> [Exercise] Take the material below and extract the lines from the one with "Generate a Python" through the one with "dashes=(3.5, 2.5), zorder=4)", word for word, without pictures.

> [Supplied data]

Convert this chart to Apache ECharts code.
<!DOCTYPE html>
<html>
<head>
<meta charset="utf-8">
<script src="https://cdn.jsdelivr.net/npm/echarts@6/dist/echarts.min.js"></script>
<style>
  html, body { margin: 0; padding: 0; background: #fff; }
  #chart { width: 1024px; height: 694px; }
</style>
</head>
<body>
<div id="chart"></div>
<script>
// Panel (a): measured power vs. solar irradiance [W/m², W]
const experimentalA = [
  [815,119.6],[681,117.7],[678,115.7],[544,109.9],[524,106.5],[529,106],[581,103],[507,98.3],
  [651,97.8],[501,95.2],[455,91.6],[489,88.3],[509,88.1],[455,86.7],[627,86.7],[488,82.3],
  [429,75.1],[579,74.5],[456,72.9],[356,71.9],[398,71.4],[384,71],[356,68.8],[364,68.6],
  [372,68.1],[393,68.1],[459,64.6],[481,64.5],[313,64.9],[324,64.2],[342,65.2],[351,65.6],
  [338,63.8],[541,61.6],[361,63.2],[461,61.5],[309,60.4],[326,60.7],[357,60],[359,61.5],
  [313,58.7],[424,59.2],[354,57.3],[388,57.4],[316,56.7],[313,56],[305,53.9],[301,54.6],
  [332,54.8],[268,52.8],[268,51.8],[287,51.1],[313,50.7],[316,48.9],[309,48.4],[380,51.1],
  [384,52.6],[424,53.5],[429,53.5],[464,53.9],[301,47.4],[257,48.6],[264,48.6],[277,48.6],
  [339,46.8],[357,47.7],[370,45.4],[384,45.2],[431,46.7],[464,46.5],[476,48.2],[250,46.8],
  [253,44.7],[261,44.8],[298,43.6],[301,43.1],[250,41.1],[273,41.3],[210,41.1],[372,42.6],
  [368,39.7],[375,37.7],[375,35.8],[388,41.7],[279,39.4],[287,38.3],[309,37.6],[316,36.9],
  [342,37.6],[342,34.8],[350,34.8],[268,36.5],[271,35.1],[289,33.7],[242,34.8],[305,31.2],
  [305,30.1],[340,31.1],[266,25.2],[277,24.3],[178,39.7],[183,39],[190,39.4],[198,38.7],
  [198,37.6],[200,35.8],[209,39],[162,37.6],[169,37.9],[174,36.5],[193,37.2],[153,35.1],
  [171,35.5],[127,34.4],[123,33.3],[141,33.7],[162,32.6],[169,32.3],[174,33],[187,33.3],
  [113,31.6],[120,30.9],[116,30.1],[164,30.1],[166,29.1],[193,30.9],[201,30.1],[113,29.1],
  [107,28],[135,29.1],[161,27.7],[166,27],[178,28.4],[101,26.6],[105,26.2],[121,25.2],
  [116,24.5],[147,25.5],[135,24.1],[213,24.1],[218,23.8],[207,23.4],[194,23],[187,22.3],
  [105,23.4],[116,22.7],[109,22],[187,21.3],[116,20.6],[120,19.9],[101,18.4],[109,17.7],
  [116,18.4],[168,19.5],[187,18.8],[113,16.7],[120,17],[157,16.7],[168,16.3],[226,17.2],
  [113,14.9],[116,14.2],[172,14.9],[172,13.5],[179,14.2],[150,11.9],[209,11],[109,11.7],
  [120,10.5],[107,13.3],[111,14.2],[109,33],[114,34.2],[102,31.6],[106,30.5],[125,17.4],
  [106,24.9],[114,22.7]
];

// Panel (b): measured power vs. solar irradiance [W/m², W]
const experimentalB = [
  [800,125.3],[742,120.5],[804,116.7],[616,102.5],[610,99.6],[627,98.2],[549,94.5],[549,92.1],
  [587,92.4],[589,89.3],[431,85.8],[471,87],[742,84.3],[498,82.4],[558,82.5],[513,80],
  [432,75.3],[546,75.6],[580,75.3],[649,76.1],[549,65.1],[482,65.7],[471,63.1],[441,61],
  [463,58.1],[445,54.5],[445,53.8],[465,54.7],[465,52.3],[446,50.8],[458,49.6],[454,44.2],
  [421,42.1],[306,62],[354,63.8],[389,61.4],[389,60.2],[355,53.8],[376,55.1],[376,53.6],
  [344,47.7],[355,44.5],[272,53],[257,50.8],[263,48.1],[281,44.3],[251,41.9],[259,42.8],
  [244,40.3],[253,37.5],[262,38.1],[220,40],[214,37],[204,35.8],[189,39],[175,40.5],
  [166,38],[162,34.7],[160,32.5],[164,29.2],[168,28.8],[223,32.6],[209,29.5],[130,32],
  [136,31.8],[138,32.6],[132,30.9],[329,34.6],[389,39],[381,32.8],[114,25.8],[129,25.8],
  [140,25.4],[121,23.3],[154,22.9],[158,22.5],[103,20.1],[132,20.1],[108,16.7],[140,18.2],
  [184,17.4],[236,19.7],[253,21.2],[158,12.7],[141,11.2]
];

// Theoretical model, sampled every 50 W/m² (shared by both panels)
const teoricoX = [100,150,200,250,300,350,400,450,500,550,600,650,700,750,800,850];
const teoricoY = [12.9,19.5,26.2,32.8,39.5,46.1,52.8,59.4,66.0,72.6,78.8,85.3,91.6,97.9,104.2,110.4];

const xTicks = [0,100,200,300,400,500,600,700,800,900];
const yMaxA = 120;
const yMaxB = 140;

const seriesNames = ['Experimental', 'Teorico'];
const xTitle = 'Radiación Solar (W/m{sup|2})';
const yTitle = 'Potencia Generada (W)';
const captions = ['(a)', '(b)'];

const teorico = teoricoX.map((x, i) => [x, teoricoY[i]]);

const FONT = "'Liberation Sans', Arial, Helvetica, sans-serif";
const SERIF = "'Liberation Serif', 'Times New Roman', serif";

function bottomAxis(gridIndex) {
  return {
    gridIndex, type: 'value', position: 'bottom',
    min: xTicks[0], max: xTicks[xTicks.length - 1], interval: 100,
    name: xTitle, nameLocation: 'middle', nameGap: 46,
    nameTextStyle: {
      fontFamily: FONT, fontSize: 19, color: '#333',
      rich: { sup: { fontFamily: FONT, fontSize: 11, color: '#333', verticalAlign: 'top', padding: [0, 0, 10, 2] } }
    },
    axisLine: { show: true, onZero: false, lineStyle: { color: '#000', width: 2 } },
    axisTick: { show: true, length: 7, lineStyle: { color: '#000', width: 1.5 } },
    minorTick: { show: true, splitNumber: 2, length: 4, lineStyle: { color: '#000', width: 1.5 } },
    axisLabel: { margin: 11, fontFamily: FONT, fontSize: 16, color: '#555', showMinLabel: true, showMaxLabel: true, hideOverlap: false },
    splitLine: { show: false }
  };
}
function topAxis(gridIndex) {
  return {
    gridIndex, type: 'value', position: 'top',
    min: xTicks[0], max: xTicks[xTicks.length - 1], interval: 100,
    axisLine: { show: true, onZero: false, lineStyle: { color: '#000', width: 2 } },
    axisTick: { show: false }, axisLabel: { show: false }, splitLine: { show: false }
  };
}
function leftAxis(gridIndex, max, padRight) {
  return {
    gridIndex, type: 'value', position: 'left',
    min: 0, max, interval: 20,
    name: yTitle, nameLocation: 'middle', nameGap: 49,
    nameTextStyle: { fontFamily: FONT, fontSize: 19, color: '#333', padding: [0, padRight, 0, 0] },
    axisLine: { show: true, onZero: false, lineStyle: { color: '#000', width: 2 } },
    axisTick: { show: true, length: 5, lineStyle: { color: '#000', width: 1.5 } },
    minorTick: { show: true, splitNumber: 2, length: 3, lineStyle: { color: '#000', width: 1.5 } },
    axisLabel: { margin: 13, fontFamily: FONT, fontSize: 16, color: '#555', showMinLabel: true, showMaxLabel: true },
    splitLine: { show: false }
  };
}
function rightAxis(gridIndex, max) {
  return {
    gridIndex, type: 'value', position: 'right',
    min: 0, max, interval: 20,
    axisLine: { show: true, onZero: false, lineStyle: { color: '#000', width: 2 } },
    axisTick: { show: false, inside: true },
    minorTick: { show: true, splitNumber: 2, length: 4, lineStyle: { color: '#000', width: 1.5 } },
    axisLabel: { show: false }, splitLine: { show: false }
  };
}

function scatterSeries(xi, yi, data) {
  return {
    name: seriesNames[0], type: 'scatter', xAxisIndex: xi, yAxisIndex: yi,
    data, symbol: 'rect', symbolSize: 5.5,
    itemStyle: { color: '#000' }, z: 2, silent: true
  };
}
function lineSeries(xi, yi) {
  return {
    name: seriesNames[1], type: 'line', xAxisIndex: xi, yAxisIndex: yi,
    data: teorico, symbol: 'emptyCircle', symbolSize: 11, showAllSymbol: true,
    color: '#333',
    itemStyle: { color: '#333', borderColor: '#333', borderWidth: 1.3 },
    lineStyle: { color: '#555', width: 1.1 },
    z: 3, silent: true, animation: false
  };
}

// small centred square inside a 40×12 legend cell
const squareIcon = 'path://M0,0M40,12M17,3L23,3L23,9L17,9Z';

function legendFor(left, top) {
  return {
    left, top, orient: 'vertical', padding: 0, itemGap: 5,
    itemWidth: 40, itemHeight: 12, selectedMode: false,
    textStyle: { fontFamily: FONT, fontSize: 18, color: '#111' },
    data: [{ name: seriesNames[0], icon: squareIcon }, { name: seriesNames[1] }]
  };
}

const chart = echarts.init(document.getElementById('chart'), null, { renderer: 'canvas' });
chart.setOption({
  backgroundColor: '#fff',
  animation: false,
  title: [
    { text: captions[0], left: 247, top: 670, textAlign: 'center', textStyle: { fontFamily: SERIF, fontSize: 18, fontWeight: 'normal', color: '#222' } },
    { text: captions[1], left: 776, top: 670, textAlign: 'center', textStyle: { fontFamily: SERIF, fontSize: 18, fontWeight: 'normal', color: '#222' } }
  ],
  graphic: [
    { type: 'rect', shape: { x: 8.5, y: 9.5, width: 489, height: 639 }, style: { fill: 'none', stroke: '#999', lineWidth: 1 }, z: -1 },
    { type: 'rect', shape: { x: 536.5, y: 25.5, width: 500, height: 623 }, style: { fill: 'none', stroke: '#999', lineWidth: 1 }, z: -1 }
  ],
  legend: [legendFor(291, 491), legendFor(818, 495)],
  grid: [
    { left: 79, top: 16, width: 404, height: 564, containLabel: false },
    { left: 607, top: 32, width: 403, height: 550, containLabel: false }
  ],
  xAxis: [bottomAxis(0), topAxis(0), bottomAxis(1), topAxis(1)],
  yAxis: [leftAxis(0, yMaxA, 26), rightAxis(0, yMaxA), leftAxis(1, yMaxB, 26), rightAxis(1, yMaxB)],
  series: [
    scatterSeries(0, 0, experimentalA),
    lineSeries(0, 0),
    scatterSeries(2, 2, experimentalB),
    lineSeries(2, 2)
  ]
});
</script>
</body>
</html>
...
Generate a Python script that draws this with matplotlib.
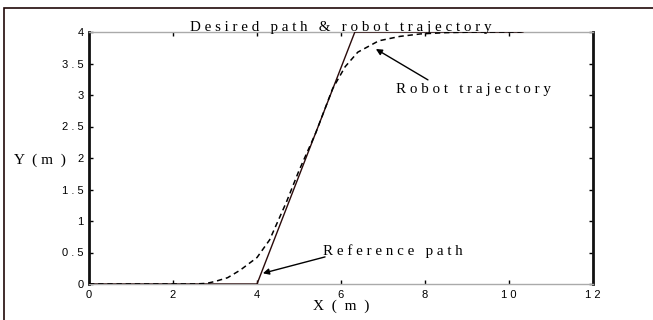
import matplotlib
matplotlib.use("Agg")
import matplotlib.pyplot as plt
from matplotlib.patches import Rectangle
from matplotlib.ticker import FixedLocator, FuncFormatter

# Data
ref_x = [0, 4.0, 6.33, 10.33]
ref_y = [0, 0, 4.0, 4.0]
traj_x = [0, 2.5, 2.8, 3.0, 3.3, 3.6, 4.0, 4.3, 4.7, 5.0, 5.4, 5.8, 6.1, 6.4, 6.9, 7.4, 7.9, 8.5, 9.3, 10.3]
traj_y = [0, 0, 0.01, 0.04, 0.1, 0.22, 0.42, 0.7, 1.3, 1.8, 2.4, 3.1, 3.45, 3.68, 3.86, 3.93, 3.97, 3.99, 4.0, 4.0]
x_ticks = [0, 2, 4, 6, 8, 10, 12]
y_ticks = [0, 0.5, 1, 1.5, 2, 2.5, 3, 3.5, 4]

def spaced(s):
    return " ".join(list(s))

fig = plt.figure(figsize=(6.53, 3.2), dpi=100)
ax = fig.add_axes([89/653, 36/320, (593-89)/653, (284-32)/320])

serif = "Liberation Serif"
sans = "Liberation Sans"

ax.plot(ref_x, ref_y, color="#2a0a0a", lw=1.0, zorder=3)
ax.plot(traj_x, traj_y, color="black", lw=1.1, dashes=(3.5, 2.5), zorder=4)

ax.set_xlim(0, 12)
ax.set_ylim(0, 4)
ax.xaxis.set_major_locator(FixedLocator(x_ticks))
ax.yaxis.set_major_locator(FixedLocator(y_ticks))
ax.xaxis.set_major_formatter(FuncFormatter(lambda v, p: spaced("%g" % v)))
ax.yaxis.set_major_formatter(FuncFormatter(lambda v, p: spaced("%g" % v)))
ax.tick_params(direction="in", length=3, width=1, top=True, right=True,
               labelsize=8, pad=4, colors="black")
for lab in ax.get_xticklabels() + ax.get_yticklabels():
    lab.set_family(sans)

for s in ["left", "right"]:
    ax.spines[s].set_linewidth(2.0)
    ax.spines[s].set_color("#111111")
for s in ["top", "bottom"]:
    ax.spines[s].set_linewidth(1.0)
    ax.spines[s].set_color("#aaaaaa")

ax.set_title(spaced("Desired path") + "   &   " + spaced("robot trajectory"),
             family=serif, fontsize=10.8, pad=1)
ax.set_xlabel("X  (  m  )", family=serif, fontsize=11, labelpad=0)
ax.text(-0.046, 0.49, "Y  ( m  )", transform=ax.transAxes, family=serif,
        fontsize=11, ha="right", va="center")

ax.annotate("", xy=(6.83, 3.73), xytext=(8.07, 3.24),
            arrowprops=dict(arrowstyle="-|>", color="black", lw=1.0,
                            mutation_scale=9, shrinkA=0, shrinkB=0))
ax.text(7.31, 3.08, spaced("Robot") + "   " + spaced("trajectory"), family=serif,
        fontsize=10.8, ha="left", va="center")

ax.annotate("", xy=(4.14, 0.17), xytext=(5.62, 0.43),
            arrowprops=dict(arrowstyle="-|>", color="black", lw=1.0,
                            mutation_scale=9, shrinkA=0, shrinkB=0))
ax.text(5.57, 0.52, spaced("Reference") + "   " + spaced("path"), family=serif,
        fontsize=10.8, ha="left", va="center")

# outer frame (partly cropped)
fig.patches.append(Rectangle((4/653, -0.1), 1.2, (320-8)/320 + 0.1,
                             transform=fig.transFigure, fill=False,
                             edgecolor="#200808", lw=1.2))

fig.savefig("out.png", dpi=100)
==
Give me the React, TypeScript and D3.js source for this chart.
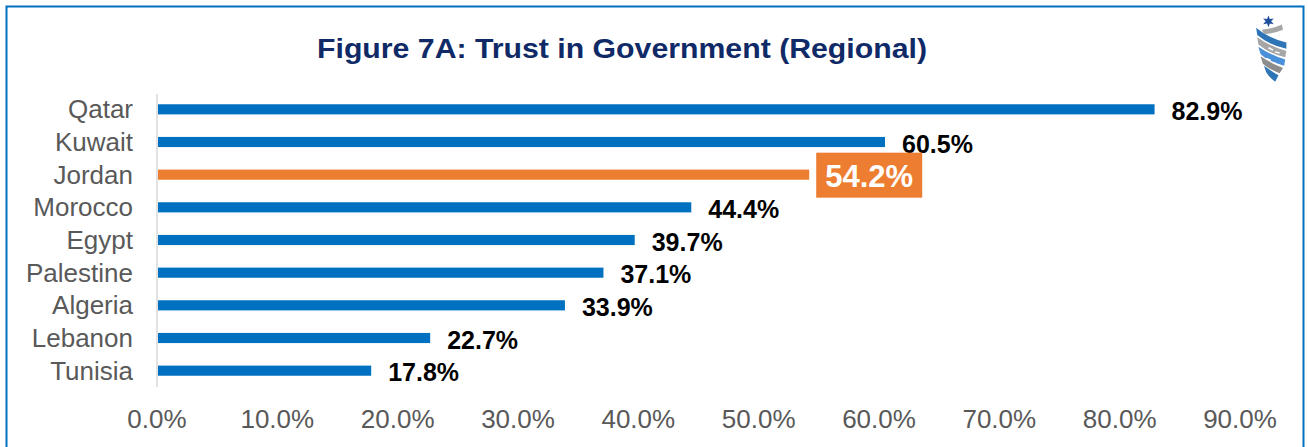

> [Answer to this problem]
Generate a Python script that draws this with matplotlib.
import matplotlib
matplotlib.use("Agg")
import matplotlib.pyplot as plt
from matplotlib.patches import Rectangle
from matplotlib.ticker import FixedLocator, FuncFormatter

# Data
ref_x = [0, 4.0, 6.33, 10.33]
ref_y = [0, 0, 4.0, 4.0]
traj_x = [0, 2.5, 2.8, 3.0, 3.3, 3.6, 4.0, 4.3, 4.7, 5.0, 5.4, 5.8, 6.1, 6.4, 6.9, 7.4, 7.9, 8.5, 9.3, 10.3]
traj_y = [0, 0, 0.01, 0.04, 0.1, 0.22, 0.42, 0.7, 1.3, 1.8, 2.4, 3.1, 3.45, 3.68, 3.86, 3.93, 3.97, 3.99, 4.0, 4.0]
x_ticks = [0, 2, 4, 6, 8, 10, 12]
y_ticks = [0, 0.5, 1, 1.5, 2, 2.5, 3, 3.5, 4]

def spaced(s):
    return " ".join(list(s))

fig = plt.figure(figsize=(6.53, 3.2), dpi=100)
ax = fig.add_axes([89/653, 36/320, (593-89)/653, (284-32)/320])

serif = "Liberation Serif"
sans = "Liberation Sans"

ax.plot(ref_x, ref_y, color="#2a0a0a", lw=1.0, zorder=3)
ax.plot(traj_x, traj_y, color="black", lw=1.1, dashes=(3.5, 2.5), zorder=4)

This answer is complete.